I hadn’t known Tom Criser as he served in C/1/9 after I left the unit in November 1968. Tom was the radio man (RTO) for the infantry platoon that was part of the unit. While they often (and loudly) proclaimed they were an Airmobile Shit Detail their real assignment was to be inserted into the jungle first whenever we had a helicopter shot down (too often!) or wherever a super elite small squad of “Trail Watchers” called Long Range Reconnaissance Patrol (LRRPs) needed an immediate extraction because they had been discovered by the enemy.
Tom had found his niche in Thousand Oaks, Ventura County, California with the newspaper The News Chronicle. I had arrived in Thousand Oaks guided by an unseen destiny guide and the US Army in 1972 following my discharge from the Army. We had mutual friends who were in the local Kiwanis Club. Tom had already moved on to Corpus Christi, Texas at the time just prior to his retirement. Irish John Gore recognized my Vietnam unit, C/1/9, as Tom’s also. He is the person who orchestrated our first meeting one evening in thousand Oaks when Tom was back on personal business.
It was as if we were back in Vietnam again without the humidity and heat endemic to Vietnam. The dimly lit bar became our “hootch” and we were young men eager to talk about our military service to someone who had been there. We talked and exaggerated our impact in that ancient war, Tom as one of our enlisted BLUES and me as a Scout pilot and officer.

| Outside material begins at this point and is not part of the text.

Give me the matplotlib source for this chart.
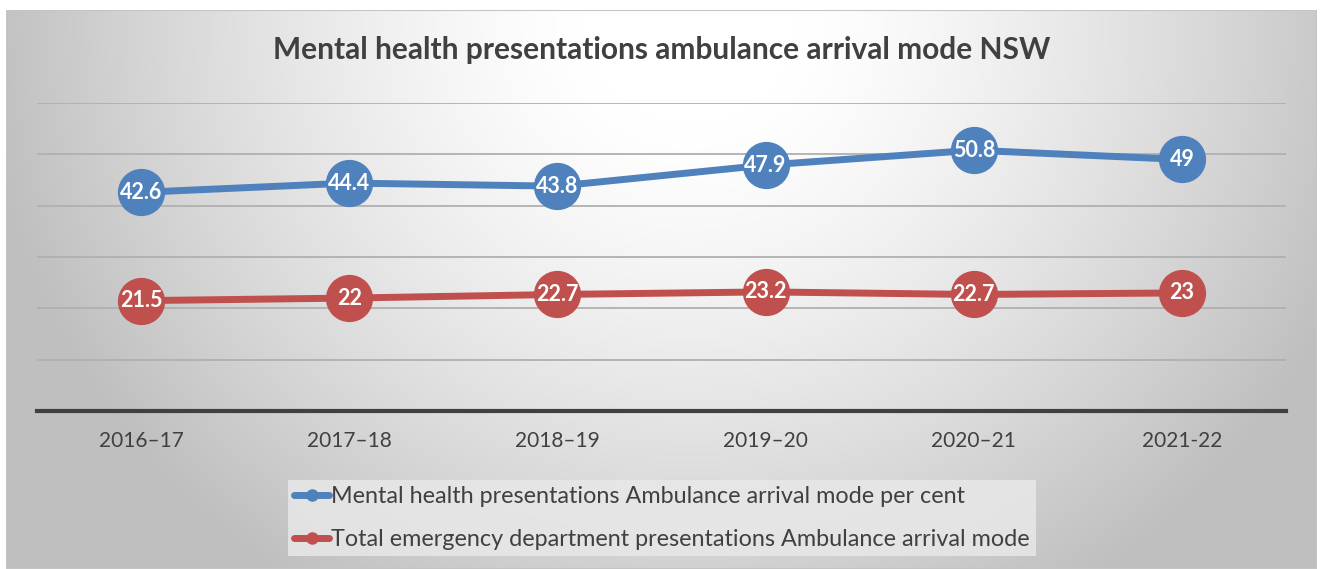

I don’t recall the two of us ever meeting again face to face. I think we talked through the “gossip line” of Irish John keeping each other appraised of current events and situations. Thanks to email and Facebook we have a more frequent and dependable (sometime) way of communicating today. In his retirement Tom became a published author, The Ghost in the Orange Closet detailing his service in the First of the Ninth and its aftermath. He sent me a copy. I didn’t read it all the way through – I don’t remember why. Maybe it brought forth too many memories, too many forgotten names, too many faces, some of which never returned home. Maybe it recalled too many things that I had safely stored away in some distant recess of my mind. I don’t know. I passed the book to another Vietnam vet, a friend, who needed it more than I did.
Nevertheless, we are friends separated by miles and times from one another. We are forever bonded together by war; we are comrades in arms, proud comrades, both wounded in unseen ways by our mutual service in that old conflict. We both have benefited from our military experiences.
We grew up in the same neighborhood – Vietnam.